You can install additional components like Apache Pig when you create a Managed Service for Apache Spark cluster using the Optional components feature. This page describes the Pig component, an open source platform for analyzing large data sets.
Install the component
Install the component when you create a Managed Service for Apache Spark cluster.

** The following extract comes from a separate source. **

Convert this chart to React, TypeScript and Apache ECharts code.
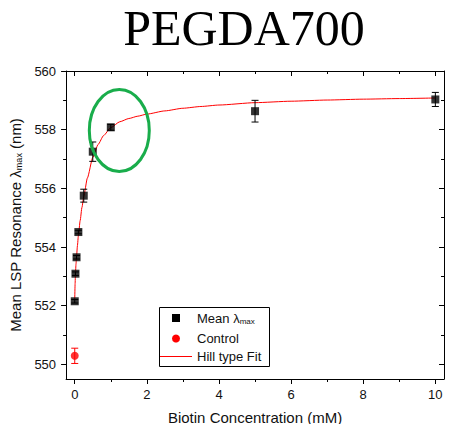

Apache Pig is an optional component in Managed Service for Apache Spark 2.3 and later
image versions.
See Supported Managed Service for Apache Spark versions for component versions included in the latest Managed Service for Apache Spark image releases.
gcloud
To create a Managed Service for Apache Spark cluster that includes the Pig component,
use the
gcloud dataproc clusters create CLUSTER_NAME
command with the --optional-components flag (using image version
2.3 or later).
gcloud dataproc clusters create CLUSTER_NAME \ --region=REGION \ --optional-components=PIG \ --image-version=2.3 \ ... other flags
REST API
The Pig component can be specified through the Managed Service for Apache Spark API using SoftwareConfig.Component as part of a clusters.create request.
Console
Enable the component:
- In the Google Cloud console, open the Managed Service for Apache Spark Create a cluster page. The Set up cluster panel is selected.
- In the Components section, under Optional components, select Pig and other optional components to install on your cluster.